#### WHAT THE TASK REQUIRES:
Quote, verbatim, all material below, without pictures.

#### EXTRACTED INFORMATION:

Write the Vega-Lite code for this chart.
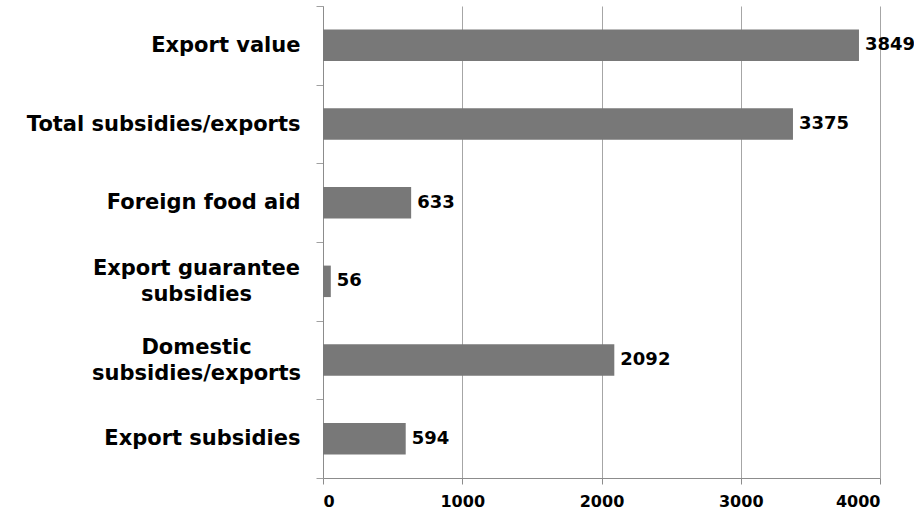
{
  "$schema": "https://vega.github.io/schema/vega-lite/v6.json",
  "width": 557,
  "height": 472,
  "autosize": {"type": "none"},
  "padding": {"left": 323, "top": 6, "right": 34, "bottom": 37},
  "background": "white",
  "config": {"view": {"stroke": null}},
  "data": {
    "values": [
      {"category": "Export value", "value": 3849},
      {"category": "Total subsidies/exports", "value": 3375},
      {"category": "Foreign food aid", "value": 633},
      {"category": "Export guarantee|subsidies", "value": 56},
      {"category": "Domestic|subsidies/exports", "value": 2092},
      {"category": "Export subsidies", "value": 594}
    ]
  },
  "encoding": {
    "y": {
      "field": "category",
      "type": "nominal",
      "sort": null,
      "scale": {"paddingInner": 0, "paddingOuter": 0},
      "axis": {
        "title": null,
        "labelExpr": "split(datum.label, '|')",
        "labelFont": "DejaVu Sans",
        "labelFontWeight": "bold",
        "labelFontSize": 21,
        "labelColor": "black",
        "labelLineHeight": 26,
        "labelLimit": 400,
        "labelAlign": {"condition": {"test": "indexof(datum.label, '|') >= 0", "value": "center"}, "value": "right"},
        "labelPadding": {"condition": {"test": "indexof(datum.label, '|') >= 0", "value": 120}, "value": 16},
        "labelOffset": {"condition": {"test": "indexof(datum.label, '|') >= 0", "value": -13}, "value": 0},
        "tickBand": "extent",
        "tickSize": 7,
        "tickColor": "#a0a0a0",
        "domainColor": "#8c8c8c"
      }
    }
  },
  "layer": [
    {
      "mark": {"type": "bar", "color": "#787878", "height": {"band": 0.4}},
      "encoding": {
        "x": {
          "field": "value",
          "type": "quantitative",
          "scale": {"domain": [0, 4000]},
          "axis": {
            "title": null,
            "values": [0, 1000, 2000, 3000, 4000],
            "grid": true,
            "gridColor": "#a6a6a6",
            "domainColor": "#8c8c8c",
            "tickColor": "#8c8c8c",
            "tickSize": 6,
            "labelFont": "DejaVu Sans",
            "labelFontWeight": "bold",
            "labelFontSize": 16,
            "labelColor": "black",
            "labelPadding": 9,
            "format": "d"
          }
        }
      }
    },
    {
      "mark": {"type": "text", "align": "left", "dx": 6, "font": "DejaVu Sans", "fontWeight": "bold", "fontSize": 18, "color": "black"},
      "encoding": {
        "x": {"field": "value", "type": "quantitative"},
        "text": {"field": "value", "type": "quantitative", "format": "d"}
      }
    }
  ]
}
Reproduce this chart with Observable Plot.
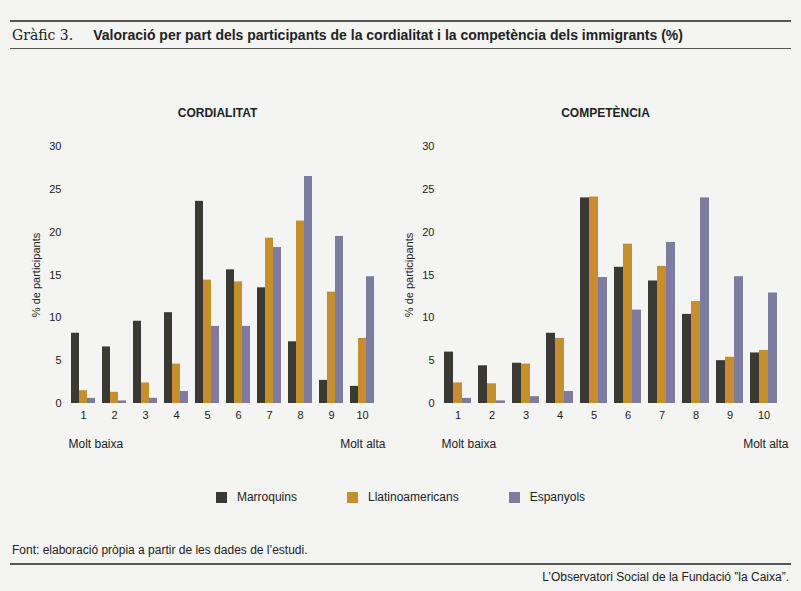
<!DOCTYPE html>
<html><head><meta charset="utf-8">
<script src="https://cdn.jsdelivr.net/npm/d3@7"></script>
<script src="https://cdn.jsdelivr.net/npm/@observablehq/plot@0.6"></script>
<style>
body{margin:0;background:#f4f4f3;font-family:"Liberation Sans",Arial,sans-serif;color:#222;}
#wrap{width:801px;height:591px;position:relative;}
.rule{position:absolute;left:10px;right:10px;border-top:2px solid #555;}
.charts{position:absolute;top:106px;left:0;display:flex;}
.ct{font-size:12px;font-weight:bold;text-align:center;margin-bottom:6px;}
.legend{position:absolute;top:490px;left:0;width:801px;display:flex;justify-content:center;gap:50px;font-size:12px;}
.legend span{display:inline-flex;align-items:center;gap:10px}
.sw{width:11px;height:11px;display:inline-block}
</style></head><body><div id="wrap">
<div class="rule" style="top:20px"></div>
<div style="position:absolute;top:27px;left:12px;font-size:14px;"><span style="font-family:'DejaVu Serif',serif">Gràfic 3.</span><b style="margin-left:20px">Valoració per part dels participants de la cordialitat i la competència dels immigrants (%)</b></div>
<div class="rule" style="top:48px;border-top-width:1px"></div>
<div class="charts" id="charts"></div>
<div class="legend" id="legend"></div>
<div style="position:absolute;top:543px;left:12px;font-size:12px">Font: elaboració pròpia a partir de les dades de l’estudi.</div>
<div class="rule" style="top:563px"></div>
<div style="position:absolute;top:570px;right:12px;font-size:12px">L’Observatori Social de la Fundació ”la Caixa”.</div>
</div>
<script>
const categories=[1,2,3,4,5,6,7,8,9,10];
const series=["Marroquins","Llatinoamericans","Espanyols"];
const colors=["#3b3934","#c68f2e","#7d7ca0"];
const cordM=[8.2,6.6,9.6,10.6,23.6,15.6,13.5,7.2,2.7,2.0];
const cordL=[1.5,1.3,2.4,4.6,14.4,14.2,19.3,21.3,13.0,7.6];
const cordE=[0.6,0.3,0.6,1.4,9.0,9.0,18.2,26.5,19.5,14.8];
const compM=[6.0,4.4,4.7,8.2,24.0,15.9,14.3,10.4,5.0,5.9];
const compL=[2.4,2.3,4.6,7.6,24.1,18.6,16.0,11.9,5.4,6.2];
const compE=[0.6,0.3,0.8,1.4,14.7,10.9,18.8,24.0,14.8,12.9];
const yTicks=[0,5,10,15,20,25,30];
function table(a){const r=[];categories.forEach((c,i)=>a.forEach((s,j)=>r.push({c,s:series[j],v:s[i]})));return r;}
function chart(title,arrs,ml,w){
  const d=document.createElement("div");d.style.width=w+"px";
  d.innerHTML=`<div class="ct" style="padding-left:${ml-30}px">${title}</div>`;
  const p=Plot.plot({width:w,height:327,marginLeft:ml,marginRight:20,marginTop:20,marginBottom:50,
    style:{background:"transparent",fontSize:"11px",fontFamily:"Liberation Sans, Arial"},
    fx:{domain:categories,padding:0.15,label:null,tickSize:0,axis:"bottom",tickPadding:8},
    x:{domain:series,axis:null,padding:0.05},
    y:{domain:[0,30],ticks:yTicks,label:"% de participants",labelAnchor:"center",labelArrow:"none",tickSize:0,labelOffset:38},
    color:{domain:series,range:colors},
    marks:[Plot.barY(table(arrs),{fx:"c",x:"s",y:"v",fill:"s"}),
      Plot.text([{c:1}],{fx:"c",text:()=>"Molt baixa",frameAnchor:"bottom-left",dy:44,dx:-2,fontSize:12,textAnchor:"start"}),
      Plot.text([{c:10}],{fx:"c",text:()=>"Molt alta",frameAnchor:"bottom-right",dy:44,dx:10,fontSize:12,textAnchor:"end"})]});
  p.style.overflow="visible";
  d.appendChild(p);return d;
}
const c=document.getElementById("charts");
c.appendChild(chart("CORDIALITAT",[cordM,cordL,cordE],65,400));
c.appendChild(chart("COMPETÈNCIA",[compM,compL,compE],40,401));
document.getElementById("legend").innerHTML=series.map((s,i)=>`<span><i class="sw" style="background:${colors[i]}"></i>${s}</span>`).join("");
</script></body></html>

#### WRITTEN RESPONSE:
Write the Vega-Lite code for this chart.
{
  "$schema": "https://vega.github.io/schema/vega-lite/v6.json",
  "width": 557,
  "height": 472,
  "autosize": {"type": "none"},
  "padding": {"left": 323, "top": 6, "right": 34, "bottom": 37},
  "background": "white",
  "config": {"view": {"stroke": null}},
  "data": {
    "values": [
      {"category": "Export value", "value": 3849},
      {"category": "Total subsidies/exports", "value": 3375},
      {"category": "Foreign food aid", "value": 633},
      {"category": "Export guarantee|subsidies", "value": 56},
      {"category": "Domestic|subsidies/exports", "value": 2092},
      {"category": "Export subsidies", "value": 594}
    ]
  },
  "encoding": {
    "y": {
      "field": "category",
      "type": "nominal",
      "sort": null,
      "scale": {"paddingInner": 0, "paddingOuter": 0},
      "axis": {
        "title": null,
        "labelExpr": "split(datum.label, '|')",
        "labelFont": "DejaVu Sans",
        "labelFontWeight": "bold",
        "labelFontSize": 21,
        "labelColor": "black",
        "labelLineHeight": 26,
        "labelLimit": 400,
        "labelAlign": {"condition": {"test": "indexof(datum.label, '|') >= 0", "value": "center"}, "value": "right"},
        "labelPadding": {"condition": {"test": "indexof(datum.label, '|') >= 0", "value": 120}, "value": 16},
        "labelOffset": {"condition": {"test": "indexof(datum.label, '|') >= 0", "value": -13}, "value": 0},
        "tickBand": "extent",
        "tickSize": 7,
        "tickColor": "#a0a0a0",
        "domainColor": "#8c8c8c"
      }
    }
  },
  "layer": [
    {
      "mark": {"type": "bar", "color": "#787878", "height": {"band": 0.4}},
      "encoding": {
        "x": {
          "field": "value",
          "type": "quantitative",
          "scale": {"domain": [0, 4000]},
          "axis": {
            "title": null,
            "values": [0, 1000, 2000, 3000, 4000],
            "grid": true,
            "gridColor": "#a6a6a6",
            "domainColor": "#8c8c8c",
            "tickColor": "#8c8c8c",
            "tickSize": 6,
            "labelFont": "DejaVu Sans",
            "labelFontWeight": "bold",
            "labelFontSize": 16,
            "labelColor": "black",
            "labelPadding": 9,
            "format": "d"
          }
        }
      }
    },
    {
      "mark": {"type": "text", "align": "left", "dx": 6, "font": "DejaVu Sans", "fontWeight": "bold", "fontSize": 18, "color": "black"},
      "encoding": {
        "x": {"field": "value", "type": "quantitative"},
        "text": {"field": "value", "type": "quantitative", "format": "d"}
      }
    }
  ]
}
Reproduce this chart with Observable Plot.
<!DOCTYPE html>
<html><head><meta charset="utf-8">
<script src="https://cdn.jsdelivr.net/npm/d3@7"></script>
<script src="https://cdn.jsdelivr.net/npm/@observablehq/plot@0.6"></script>
<style>
body{margin:0;background:#f4f4f3;font-family:"Liberation Sans",Arial,sans-serif;color:#222;}
#wrap{width:801px;height:591px;position:relative;}
.rule{position:absolute;left:10px;right:10px;border-top:2px solid #555;}
.charts{position:absolute;top:106px;left:0;display:flex;}
.ct{font-size:12px;font-weight:bold;text-align:center;margin-bottom:6px;}
.legend{position:absolute;top:490px;left:0;width:801px;display:flex;justify-content:center;gap:50px;font-size:12px;}
.legend span{display:inline-flex;align-items:center;gap:10px}
.sw{width:11px;height:11px;display:inline-block}
</style></head><body><div id="wrap">
<div class="rule" style="top:20px"></div>
<div style="position:absolute;top:27px;left:12px;font-size:14px;"><span style="font-family:'DejaVu Serif',serif">Gràfic 3.</span><b style="margin-left:20px">Valoració per part dels participants de la cordialitat i la competència dels immigrants (%)</b></div>
<div class="rule" style="top:48px;border-top-width:1px"></div>
<div class="charts" id="charts"></div>
<div class="legend" id="legend"></div>
<div style="position:absolute;top:543px;left:12px;font-size:12px">Font: elaboració pròpia a partir de les dades de l’estudi.</div>
<div class="rule" style="top:563px"></div>
<div style="position:absolute;top:570px;right:12px;font-size:12px">L’Observatori Social de la Fundació ”la Caixa”.</div>
</div>
<script>
const categories=[1,2,3,4,5,6,7,8,9,10];
const series=["Marroquins","Llatinoamericans","Espanyols"];
const colors=["#3b3934","#c68f2e","#7d7ca0"];
const cordM=[8.2,6.6,9.6,10.6,23.6,15.6,13.5,7.2,2.7,2.0];
const cordL=[1.5,1.3,2.4,4.6,14.4,14.2,19.3,21.3,13.0,7.6];
const cordE=[0.6,0.3,0.6,1.4,9.0,9.0,18.2,26.5,19.5,14.8];
const compM=[6.0,4.4,4.7,8.2,24.0,15.9,14.3,10.4,5.0,5.9];
const compL=[2.4,2.3,4.6,7.6,24.1,18.6,16.0,11.9,5.4,6.2];
const compE=[0.6,0.3,0.8,1.4,14.7,10.9,18.8,24.0,14.8,12.9];
const yTicks=[0,5,10,15,20,25,30];
function table(a){const r=[];categories.forEach((c,i)=>a.forEach((s,j)=>r.push({c,s:series[j],v:s[i]})));return r;}
function chart(title,arrs,ml,w){
  const d=document.createElement("div");d.style.width=w+"px";
  d.innerHTML=`<div class="ct" style="padding-left:${ml-30}px">${title}</div>`;
  const p=Plot.plot({width:w,height:327,marginLeft:ml,marginRight:20,marginTop:20,marginBottom:50,
    style:{background:"transparent",fontSize:"11px",fontFamily:"Liberation Sans, Arial"},
    fx:{domain:categories,padding:0.15,label:null,tickSize:0,axis:"bottom",tickPadding:8},
    x:{domain:series,axis:null,padding:0.05},
    y:{domain:[0,30],ticks:yTicks,label:"% de participants",labelAnchor:"center",labelArrow:"none",tickSize:0,labelOffset:38},
    color:{domain:series,range:colors},
    marks:[Plot.barY(table(arrs),{fx:"c",x:"s",y:"v",fill:"s"}),
      Plot.text([{c:1}],{fx:"c",text:()=>"Molt baixa",frameAnchor:"bottom-left",dy:44,dx:-2,fontSize:12,textAnchor:"start"}),
      Plot.text([{c:10}],{fx:"c",text:()=>"Molt alta",frameAnchor:"bottom-right",dy:44,dx:10,fontSize:12,textAnchor:"end"})]});
  p.style.overflow="visible";
  d.appendChild(p);return d;
}
const c=document.getElementById("charts");
c.appendChild(chart("CORDIALITAT",[cordM,cordL,cordE],65,400));
c.appendChild(chart("COMPETÈNCIA",[compM,compL,compE],40,401));
document.getElementById("legend").innerHTML=series.map((s,i)=>`<span><i class="sw" style="background:${colors[i]}"></i>${s}</span>`).join("");
</script></body></html>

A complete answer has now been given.